Which leads me back to the notion of futurology, which touches upon a culture’s vision of the future. As I mentioned before, ever since the dot com bust, American futurology no longer trusts to technology, which is in stark contrast to, say, the ‘60’s, when JFK set off a whole new age by trying to get to the Moon, resulting in technologies that have made all our lives better. Or, say, the ‘40’s, which saved the world from Fascism, not to mention pull us out of the Depression. Instead, we have a society that has a lot of people championing such non-scientific ideas as Creationism, distrusting biotechnology completely (this despite still trusting the beef industry even as they continue to downplay Mad Cow Disease), and wanting to stifle the anarchy that makes the Internet what it is with censorship and surveillance, and also trying to destroy the remix culture which includes Hip-Hop. Hell, we now have a state in the Union that has completely abolished abortion, assuring that the days of sepsis due to coathangers will return. Instead of heading into the future, we as a nation are trying head back to the Dark Ages.
If Gore had stood his ground and took the reins of the presidency which was rightfully his, would we have avoided this backslide into medieval times? Would we even now be heading out to Mars, saving lives with cloned organs grown on organic matrices, or expanding the reach of freedom of speech by infiltrating closed societies like China with a vengeance by spreading our information technology?
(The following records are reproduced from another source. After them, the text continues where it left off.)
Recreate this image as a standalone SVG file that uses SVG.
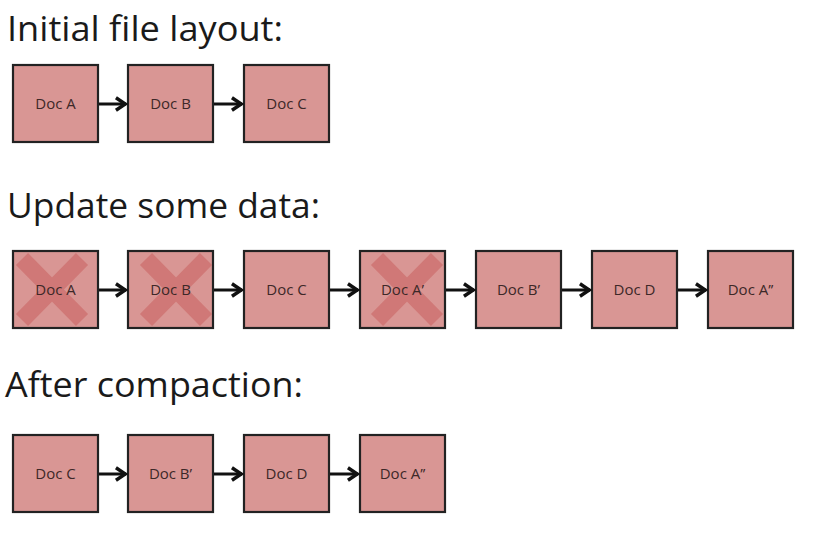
<svg xmlns="http://www.w3.org/2000/svg" width="824" height="538" viewBox="0 0 824 538">
<defs>
<style>
.title{font-family:"Open Sans","Liberation Sans",sans-serif;font-size:35px;fill:#1a1a1a;}
.box rect{fill:#d99694;stroke:#222;stroke-width:2.2;}
.box text{font-family:"Open Sans","Liberation Sans",sans-serif;font-size:15px;fill:#3d2828;text-anchor:middle;}
.x{stroke:#c8605e;stroke-opacity:0.55;stroke-width:17;stroke-linecap:butt;}
.conn line{stroke:#111;stroke-width:3;marker-end:url(#ah);}
</style>
<marker id="ah" viewBox="0 0 10 10" refX="8.6" refY="5" markerWidth="5.5" markerHeight="5.5" orient="auto" markerUnits="strokeWidth">
<path d="M2.5,1.2 L8.2,5 L2.5,8.8" fill="none" stroke="#111" stroke-width="2.1" stroke-linejoin="miter"/>
</marker>
</defs>
<rect width="824" height="538" fill="#fff"/>
<text class="title" x="7" y="41" textLength="276" lengthAdjust="spacingAndGlyphs">Initial file layout:</text>
<text class="title" x="7" y="218" textLength="313" lengthAdjust="spacingAndGlyphs">Update some data:</text>
<text class="title" x="5" y="397" textLength="298" lengthAdjust="spacingAndGlyphs">After compaction:</text>

<g id="r1a" class="box"><rect x="13" y="65" width="85" height="77"/><text x="55.5" y="109">Doc A</text></g>
<g id="r1b" class="box"><rect x="128" y="65" width="85" height="77"/><text x="170.5" y="109">Doc B</text></g>
<g id="r1c" class="box"><rect x="244" y="65" width="85" height="77"/><text x="286.5" y="109">Doc C</text></g>

<g id="r2a" class="box"><rect x="13" y="251" width="85" height="77"/><path class="x" d="M22,259 L82,320 M82,259 L22,320"/><text x="55.5" y="295">Doc A</text></g>
<g id="r2b" class="box"><rect x="128" y="251" width="85" height="77"/><path class="x" d="M146,259 L206,320 M206,259 L146,320"/><text x="170.5" y="295">Doc B</text></g>
<g id="r2c" class="box"><rect x="244" y="251" width="85" height="77"/><text x="286.5" y="295">Doc C</text></g>
<g id="r2d" class="box"><rect x="360" y="251" width="85" height="77"/><path class="x" d="M377,259 L437,320 M437,259 L377,320"/><text x="402.5" y="295">Doc A’</text></g>
<g id="r2e" class="box"><rect x="476" y="251" width="85" height="77"/><text x="518.5" y="295">Doc B’</text></g>
<g id="r2f" class="box"><rect x="592" y="251" width="85" height="77"/><text x="634.5" y="295">Doc D</text></g>
<g id="r2g" class="box"><rect x="708" y="251" width="85" height="77"/><text x="750.5" y="295">Doc A’’</text></g>

<g id="r3a" class="box"><rect x="13" y="435" width="85" height="77"/><text x="55.5" y="479">Doc C</text></g>
<g id="r3b" class="box"><rect x="128" y="435" width="85" height="77"/><text x="170.5" y="479">Doc B’</text></g>
<g id="r3c" class="box"><rect x="244" y="435" width="85" height="77"/><text x="286.5" y="479">Doc D</text></g>
<g id="r3d" class="box"><rect x="360" y="435" width="85" height="77"/><text x="402.5" y="479">Doc A’’</text></g>

<g id="connectors" class="conn">
<line x1="99" y1="104" x2="126" y2="104"/>
<line x1="214" y1="104" x2="242" y2="104"/>
<line x1="99" y1="290" x2="126" y2="290"/>
<line x1="214" y1="290" x2="242" y2="290"/>
<line x1="330" y1="290" x2="358" y2="290"/>
<line x1="446" y1="290" x2="474" y2="290"/>
<line x1="562" y1="290" x2="590" y2="290"/>
<line x1="678" y1="290" x2="706" y2="290"/>
<line x1="99" y1="474" x2="126" y2="474"/>
<line x1="214" y1="474" x2="242" y2="474"/>
<line x1="330" y1="474" x2="358" y2="474"/>
</g>
</svg>
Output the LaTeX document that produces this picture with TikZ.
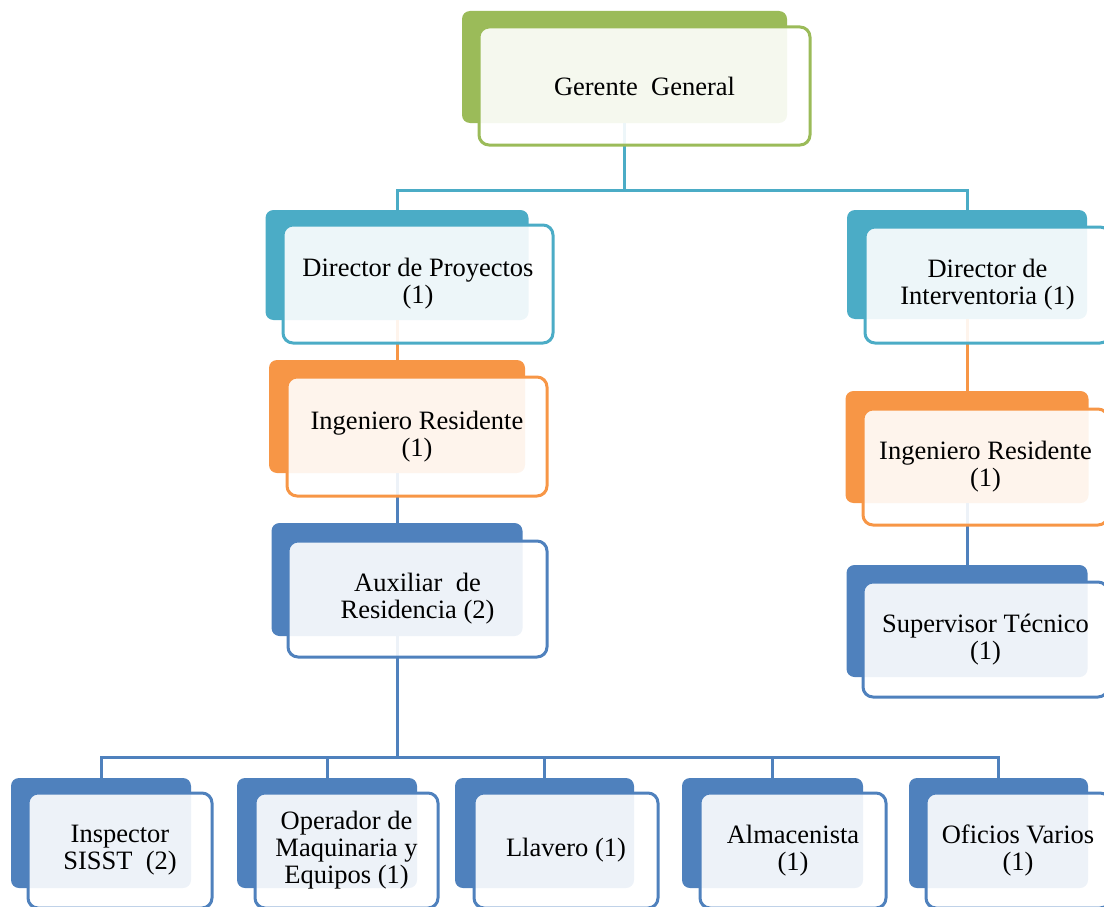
\documentclass[tikz,border=0pt]{standalone}
\usepackage{fontspec}
\setmainfont{Liberation Serif}
\definecolor{cGreen}{HTML}{9BBB59}
\definecolor{cTeal}{HTML}{4BACC6}
\definecolor{cOrange}{HTML}{F79646}
\definecolor{cBlue}{HTML}{4F81BD}
\tikzset{
  backbox/.style={draw=none, fill=#1, rounded corners=8pt, inner sep=0pt, outer sep=0pt},
  frontbox/.style={draw=#1, line width=3pt, fill=white, fill opacity=0.9, text opacity=1,
    rounded corners=10pt, align=center, inner sep=0pt, font=\fontsize{26.5}{27}\selectfont},
  link/.style={draw=#1, line width=3pt},
}
\begin{document}
\begin{tikzpicture}[x=1pt,y=-1pt]
\useasboundingbox (0,0) rectangle (1104,907);
\clip (0,0) rectangle (1104,907);
% ---------- back boxes ----------
\node[backbox=cGreen, minimum width=325pt, minimum height=112pt] (bGG) at (624.5,67) {};
\node[backbox=cTeal, minimum width=263pt, minimum height=110pt] (bDP) at (397,265) {};
\node[backbox=cTeal, minimum width=240pt, minimum height=109pt] (bDI) at (967,264.5) {};
\node[backbox=cOrange, minimum width=256pt, minimum height=113pt] (bIRL) at (397,416.5) {};
\node[backbox=cOrange, minimum width=243pt, minimum height=112pt] (bIRR) at (967,447) {};
\node[backbox=cBlue, minimum width=251pt, minimum height=113pt] (bAUX) at (397,579.5) {};
\node[backbox=cBlue, minimum width=241pt, minimum height=112pt] (bSUP) at (967,621) {};
\node[backbox=cBlue, minimum width=180pt, minimum height=110pt] (bINS) at (101,833) {};
\node[backbox=cBlue, minimum width=180pt, minimum height=110pt] (bOPE) at (327,833) {};
\node[backbox=cBlue, minimum width=179pt, minimum height=110pt] (bLLA) at (544.5,833) {};
\node[backbox=cBlue, minimum width=181pt, minimum height=110pt] (bALM) at (772.5,833) {};
\node[backbox=cBlue, minimum width=179pt, minimum height=110pt] (bOFI) at (998.5,833) {};
% ---------- connectors ----------
\coordinate (busTop) at (624.5,190);
\coordinate (busBot) at (397,757);
\draw[link=cTeal] (bGG.south) -- (busTop) -| (bDP.north);
\draw[link=cTeal] (busTop) -| (bDI.north);
\draw[link=cOrange] (bDP.south) -- (bIRL.north);
\draw[link=cBlue] (bIRL.south) -- (bAUX.north);
\draw[link=cOrange] (bDI.south) -- (bIRR.north);
\draw[link=cBlue] (bIRR.south) -- (bSUP.north);
\draw[link=cBlue] (bAUX.south) -- (busBot);
\draw[link=cBlue] (busBot) -| (bINS.north);
\draw[link=cBlue] (busBot) -| (bOPE.north);
\draw[link=cBlue] (busBot) -| (bLLA.north);
\draw[link=cBlue] (busBot) -| (bALM.north);
\draw[link=cBlue] (busBot) -| (bOFI.north);
% ---------- front boxes ----------
\node[frontbox=cGreen, minimum width=331pt, minimum height=118pt] (GG) at (644.5,86) {Gerente\ \ General};
\node[frontbox=cTeal, minimum width=270pt, minimum height=118pt] (DP) at (418,284) {Director de Proyectos\\(1)};
\node[frontbox=cTeal, minimum width=245pt, minimum height=116pt] (DI) at (987.5,285) {Director de\\Interventoria (1)};
\node[frontbox=cOrange, minimum width=260pt, minimum height=119pt] (IRL) at (417,436.5) {Ingeniero Residente\\(1)};
\node[frontbox=cOrange, minimum width=245pt, minimum height=116pt] (IRR) at (985.5,467) {Ingeniero Residente\\(1)};
\node[frontbox=cBlue, minimum width=259pt, minimum height=116pt] (AUX) at (417.5,599) {Auxiliar\ \ de\\Residencia (2)};
\node[frontbox=cBlue, minimum width=245pt, minimum height=115pt] (SUP) at (985.5,639.5) {Supervisor Técnico\\(1)};
\node[frontbox=cBlue, minimum width=184pt, minimum height=115pt] (INS) at (120,850.5) {Inspector\\SISST\ \ (2)};
\node[frontbox=cBlue, minimum width=183pt, minimum height=115pt] (OPE) at (346.5,850.5) {Operador de\\Maquinaria y\\Equipos (1)};
\node[frontbox=cBlue, minimum width=184pt, minimum height=115pt] (LLA) at (566,850.5) {Llavero (1)};
\node[frontbox=cBlue, minimum width=186pt, minimum height=115pt] (ALM) at (793,850.5) {Almacenista\\(1)};
\node[frontbox=cBlue, minimum width=184pt, minimum height=115pt] (OFI) at (1018,850.5) {Oficios Varios\\(1)};
\end{tikzpicture}
\end{document}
Would we be a step closer to Vernon Vinge’s Singularity, instead of running from it with our tail between our legs?
Then again, I think of the resurgence of Mozilla. Netscape had to die so that Firefox could live. Since the Information Revolution is such the paradigm of our age, I wonder if this is a useful analogy for the resurrection of American ideals. Certainly the aforementioned article makes it seem that Gore had to crash and burn before he could rise to his current role. Perhaps that’s how we will regain control of our Nation as well, and return to the principles of the Constitution that not only makes our country great, but simply makes our country what it is.